My first post for this blog will essentially be an email i drafted to my friends, hoping to elicit some response. Here it is in its entirety.
after spending an hour engaging in conversation with a former-catholic buddhist and a former-jehova’s-witness secular-humanist at *$’s this morning, i decided that i need to write some books. here’s what i’ve come up with so far. let me know if you’d like anything written, or if you’d like to write one, so i can take it off my plate. which one should i write first???
Book Ideas
(1) The public square (and social grace) – the case for christianity to either be engaged in the public square or resign itself to cultural and religious insignificance. This is not simply a Re-hash of R.J. Newhouse’s work, though influenced by it – basing itself in the mandate of the Gospel as well as the impetus for cultural dialogue and evanglization as taught by the second vatican council.
(2) Religion is Good for the Human Person – the case for religious formation for all human persons – b/c it forms their worldview with an ethical sense of right / wrong, even if they do not believe. The case why such formation is even _better_ for those who believe. i.e. why i am a ‘better’ person b/c i have a religion
(3) Fides et ratio – part deux. The case for the continual intellectual pursuits of persons of faith – how it is essential that persons of faith use their intellect to “think through” their faith – so that their entire person – not just their spirit and their ’soul’ – but also their intellect is ‘conformed to the mind of christ’ – or – as st paul says ‘ the renewal of our minds’. A discussion of post-enlightenment religious reactionism is also part of the discussion, which fuels many anti-intellectual threads in post-enlightenment christianity, namely in protestant (and pseudo-protestant) strands as well as in the socially-driven catholic sphere.
(4) The Human Person – spirit, soul, body. Why we are a ‘quid unum’ of spirit, soul, body. Why the work of redemption is not just a matter of ’saving souls,’ but also the transformation of the body and mind and culture. – this plays out both in ‘heaven’ and in the final judgment, where every human person will not only be resurrected from the dead, but also receive the ‘resurrection of the body’ – before the final judgment. — all consequences of the Incarnation of the Divine Word, with homages to Plato, Aristotle, and Thomas Aquinas.
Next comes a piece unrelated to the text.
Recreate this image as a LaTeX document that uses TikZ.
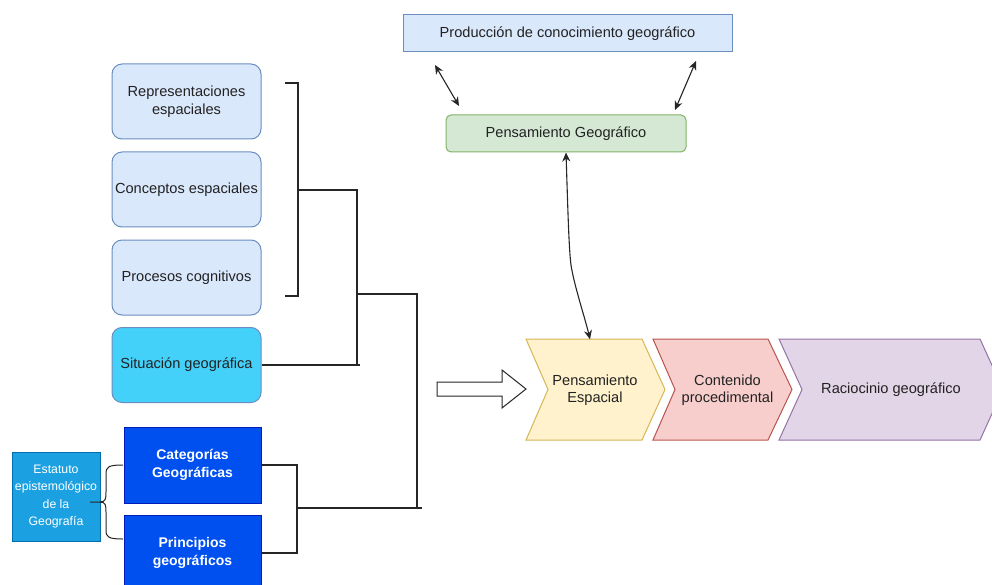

(5) The Incarnation, the Paschal Mystery, and the Sacraments – Why the single-most-important event that has occurred in human history is the incarnation, which laid the groundwork for the redemption brought about by the Paschal Mystery, and why the sacraments are the living re-presentations of the Paschal Mystery and the ‘living christ’ who comes to us during the celebration of His Mysteries, which we call the sacraments.
(6) The New Evangelization – the case for a renewed sense of evangelization of all peoples, particularly the peoples of europe, but localized in their eldest-daughter-colony, the United States. Emphasizing that the work of the spreading of the Gospel of Jesus Christ is far from over, indeed, a new impetus is required to re-christianize a culture that has forgotten its origins, not to mention its ultimate destiny.
(7) Mary and Peter – the Church as both inspired and hierarchical – as both disciple and apostle – as both prophet and teacher. Based heavily on the works of Hans Urs von Balthazar, this is a rendering of ecclesiology that allows one to see that their is indeed room for – and is required – both ‘new movements’ and ‘new expresions of the spirit’ as well as the triple-muneric-gift of the church. The interaction between religious orders, congregations, consecrated movements and those who have been gifted with the sacrament of Holy Orders.